Anywhere from 200,000 to more than 300,000 Guanajuatenses call North Texas home, making it the biggest population in the state of Texas, said Francisco de la Torre, Mexico’s consul general in Dallas.
“Any blip on the value of the dollar has huge effects back home,” said Tereso Ortiz, longtime head of Casa Guanajuato in Dallas, a non-profit organization. “Even though we’re on the U.S. side of the border, we are very much aware of the basic needs of our families in Mexico. We may be living in Dallas, but our hearts remain very much in Mexico.”
“The stronger peso is good news for the administration of Mexican President Andrés Manuel López Obrador,” whose term ends in 2024, said Rene Zenteno, a sociology professor and expert on immigration and Mexican politics at the University of Texas at San Antonio.
“The peso has gained in value in part because of heightened expectations around foreign investments known as “nearshoring” — companies moving from Asia to Mexico — and other large foreign investment projects like Tesla’s opening of an electric vehicle manufacturing plant in Monterrey, Zenteno said.
And then there is the return of tourism, after the COVID-19 pandemic shattered the tourism industry.
But the stronger peso is “not so good for families of immigrants who depend on the remittances, or for U.S. tourists who find that their dollar doesn’t go as far anymore,” Zenteno said. “This is a very unique situation in the recent economic history of Mexico.”

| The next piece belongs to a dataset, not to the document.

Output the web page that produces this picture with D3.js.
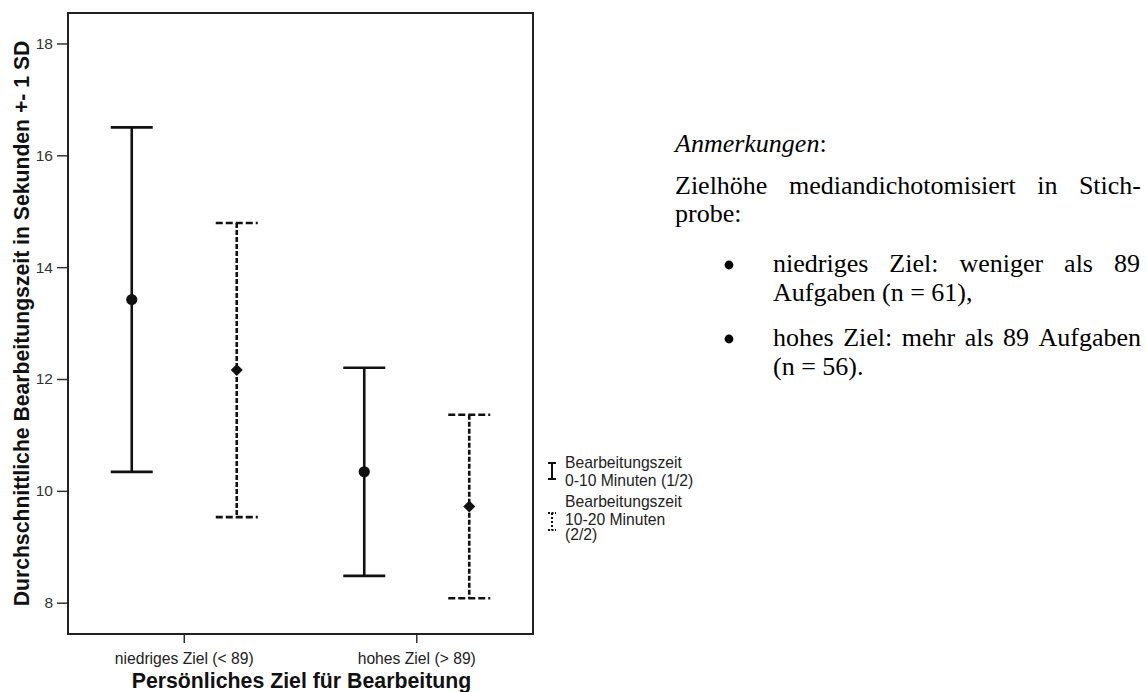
<!DOCTYPE html>
<html>
<head>
<meta charset="utf-8">
<script src="https://cdn.jsdelivr.net/npm/d3@7"></script>
<style>
  html, body { margin: 0; padding: 0; background: #ffffff; }
  svg { display: block; }
</style>
</head>
<body>
<svg id="chart" width="1147" height="692"></svg>
<script>
// Groups on the x axis
const categories = ["niedriges Ziel (< 89)", "hohes Ziel (> 89)"];
// Working-time series (solid = first half, dashed = second half)
const seriesNames = ["Bearbeitungszeit 0-10 Minuten (1/2)", "Bearbeitungszeit 10-20 Minuten (2/2)"];
const legendLines = [["Bearbeitungszeit", "0-10 Minuten (1/2)"], ["Bearbeitungszeit", "10-20 Minuten", "(2/2)"]];
// Mean working time per group (seconds)
const means0to10 = [13.42, 10.34];
const means10to20 = [12.16, 9.72];
// One standard deviation per group
const sd0to10 = [3.08, 1.86];
const sd10to20 = [2.63, 1.64];
const yTicks = [8, 10, 12, 14, 16, 18];

const yTitle = "Durchschnittliche Bearbeitungszeit in Sekunden +- 1 SD";
const xTitle = "Persönliches Ziel für Bearbeitung";

const svg = d3.select("#chart");
const sans = "'Liberation Sans', Arial, sans-serif";
const serif = "'Liberation Serif', 'Times New Roman', serif";
const ink = "#111";

const plot = { left: 68, right: 533, top: 13, bottom: 634 };

const x = d3.scaleBand().domain(categories).range([plot.left, plot.right]).padding(0);
const offset = d3.scalePoint().domain(seriesNames).range([-52.5, 52.5]);
const y = d3.scaleLinear().domain([7.44, 18.545]).range([plot.bottom, plot.top]);

const rows = [];
categories.forEach((c, i) => {
  rows.push({ cat: c, series: seriesNames[0], mean: means0to10[i], sd: sd0to10[i], dashed: false });
  rows.push({ cat: c, series: seriesNames[1], mean: means10to20[i], sd: sd10to20[i], dashed: true });
});

// Axes
const yAxis = svg.append("g")
  .attr("transform", `translate(${plot.left},0)`)
  .call(d3.axisLeft(y).tickValues(yTicks).tickSize(11).tickPadding(4).tickFormat(d3.format("d")));
yAxis.select(".domain").remove();
yAxis.selectAll(".tick line").attr("stroke", "#333").attr("stroke-width", 1.5);
yAxis.selectAll(".tick text").attr("font-family", sans).attr("font-size", 15.5).attr("fill", "#333");

const xAxis = svg.append("g")
  .attr("transform", `translate(0,${plot.bottom})`)
  .call(d3.axisBottom(x).tickSize(9).tickPadding(10));
xAxis.select(".domain").remove();
xAxis.selectAll(".tick line").attr("stroke", "#333").attr("stroke-width", 1.5);
xAxis.selectAll(".tick text").attr("font-family", sans).attr("font-size", 15.7).attr("fill", "#222");

// Frame around the plot
svg.append("rect")
  .attr("x", plot.left).attr("y", plot.top)
  .attr("width", plot.right - plot.left).attr("height", plot.bottom - plot.top)
  .attr("fill", "none").attr("stroke", "#222").attr("stroke-width", 2);

// Axis titles
svg.append("text")
  .attr("x", (plot.left + plot.right) / 2 + 1).attr("y", 688)
  .attr("text-anchor", "middle")
  .attr("font-family", sans).attr("font-weight", "bold").attr("font-size", 21.3)
  .attr("fill", ink).text(xTitle);

svg.append("text")
  .attr("transform", `translate(29,${(plot.top + plot.bottom) / 2}) rotate(-90)`)
  .attr("text-anchor", "middle")
  .attr("font-family", sans).attr("font-weight", "bold").attr("font-size", 21.2)
  .attr("fill", ink).text(yTitle);

// Error bars: mean +- 1 SD
const capHalf = 21;
const bars = svg.append("g").selectAll("g").data(rows).join("g")
  .attr("transform", d => `translate(${x(d.cat) + x.bandwidth() / 2 + offset(d.series)},0)`);

bars.append("line")
  .attr("x1", 0).attr("x2", 0)
  .attr("y1", d => y(d.mean + d.sd)).attr("y2", d => y(d.mean - d.sd))
  .attr("stroke", ink).attr("stroke-width", 2.6)
  .attr("stroke-dasharray", d => d.dashed ? "5,2" : null);

bars.selectAll("line.cap").data(d => [
  { v: d.mean + d.sd, dashed: d.dashed },
  { v: d.mean - d.sd, dashed: d.dashed }
]).join("line")
  .attr("class", "cap")
  .attr("x1", -capHalf).attr("x2", capHalf)
  .attr("y1", c => y(c.v)).attr("y2", c => y(c.v))
  .attr("stroke", ink).attr("stroke-width", 2.6)
  .attr("stroke-dasharray", c => c.dashed ? "7,3" : null);

bars.append("path")
  .attr("transform", d => `translate(0,${y(d.mean)})` + (d.dashed ? " rotate(45)" : ""))
  .attr("d", d => d.dashed
    ? d3.symbol().type(d3.symbolSquare).size(72)()
    : d3.symbol().type(d3.symbolCircle).size(Math.PI * 5.6 * 5.6)())
  .attr("fill", ink);

// Legend
const legend = svg.append("g").attr("font-family", sans).attr("font-size", 15.7).attr("fill", "#222");
const legendItems = [
  { icon: [463, 479], dashed: false, baselines: [468, 485.5] },
  { icon: [513, 530], dashed: true, baselines: [506.5, 524.5, 540] }
];
legendItems.forEach((it, i) => {
  const g = legend.append("g");
  const cx = 552;
  const dash = it.dashed ? "2,2" : null;
  g.append("line").attr("x1", cx).attr("x2", cx).attr("y1", it.icon[0]).attr("y2", it.icon[1])
    .attr("stroke", ink).attr("stroke-width", 2).attr("stroke-dasharray", dash);
  [it.icon[0], it.icon[1]].forEach(yy => {
    g.append("line").attr("x1", cx - 4).attr("x2", cx + 4).attr("y1", yy).attr("y2", yy)
      .attr("stroke", ink).attr("stroke-width", 2).attr("stroke-dasharray", it.dashed ? "2,1.5" : null);
  });
  legendLines[i].forEach((t, k) => {
    g.append("text").attr("x", 565).attr("y", it.baselines[k]).text(t);
  });
});

// Notes beside the chart (justified serif text)
const notes = svg.append("g").attr("font-family", serif).attr("font-size", 26).attr("fill", "#000");

const head = notes.append("text").attr("x", 675).attr("y", 152);
head.append("tspan").attr("font-style", "italic").text("Anmerkungen");
head.append("tspan").text(":");

function justified(words, x0, x1, baseline) {
  const g = notes.append("g");
  const nodes = words.map(w => g.append("text").attr("y", baseline).text(w));
  const widths = nodes.map(n => n.node().getComputedTextLength());
  const total = d3.sum(widths);
  const gap = (x1 - x0 - total) / (words.length - 1);
  let cur = x0;
  nodes.forEach((n, i) => { n.attr("x", cur); cur += widths[i] + gap; });
}

justified(["Zielhöhe", "mediandichotomisiert", "in", "Stich-"], 675, 1141, 194);
notes.append("text").attr("x", 675).attr("y", 222).text("probe:");

notes.append("circle").attr("cx", 729).attr("cy", 265).attr("r", 4.4).attr("fill", "#000");
justified(["niedriges", "Ziel:", "weniger", "als", "89"], 773, 1140, 272);
notes.append("text").attr("x", 773).attr("y", 301).text("Aufgaben (n = 61),");

notes.append("circle").attr("cx", 729).attr("cy", 339).attr("r", 4.4).attr("fill", "#000");
justified(["hohes", "Ziel:", "mehr", "als", "89", "Aufgaben"], 773, 1141, 346);
notes.append("text").attr("x", 773).attr("y", 375).text("(n = 56).");
</script>
</body>
</html>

Moreover, he said, a strong peso means that, in the long run, U.S. consumers will end up paying more at the supermarket for imports like avocados.
Peso’s strength
“Although the 2023 peso gains against the dollar mean that dollar remittances will not go as far once converted into pesos, it is a good problem to have,” added Tom Fullerton, an economics professor at the University of Texas at El Paso. “That is because the peso’s strength reflects good performances in several key areas,” led by nearshoring.
And as long as the U.S. economy continues to do well, Mexicans abroad will continue to send remittances home.
In May, Mexico brought in close to $5.7 billion in remittances, according to Mexico’s Central Bank.
But as Mexico and the U.S. enter presidential elections in 2024 — Mexico next June and the U.S. in November — uncertainty looms. Anxiety is reflected among the residents of La Sauceda, a community of more than 4,000 people whose livelihoods depend on tourism and artistic work with wood, glass and ceramics.
“I’ve worked hard to expand my fruit stand,” said Robles. “But our destiny depends on the well-being of both countries… I pray to God (that) people continue supporting me.”
Back in Dallas, Ortiz notes that a strong peso is just one of the challenges facing immigrants. Last fall, he said, he made one of his quarterly trips to his hometown of Ocampo, Guanajuato, when he was robbed at gunpoint by members of organized crime.
They told him they, not the government, owned the highway. He was robbed of everything, including items he was taking back to his hometown from North Texas. Since then, Ortiz, 74, continues to make his quarterly treks back home. But he does so now by plane.
“We as immigrants, the sons and daughters of Mexico, are targets because of our dollars,” Ortiz said. “We fall and rise, depending on the value of the dollar.”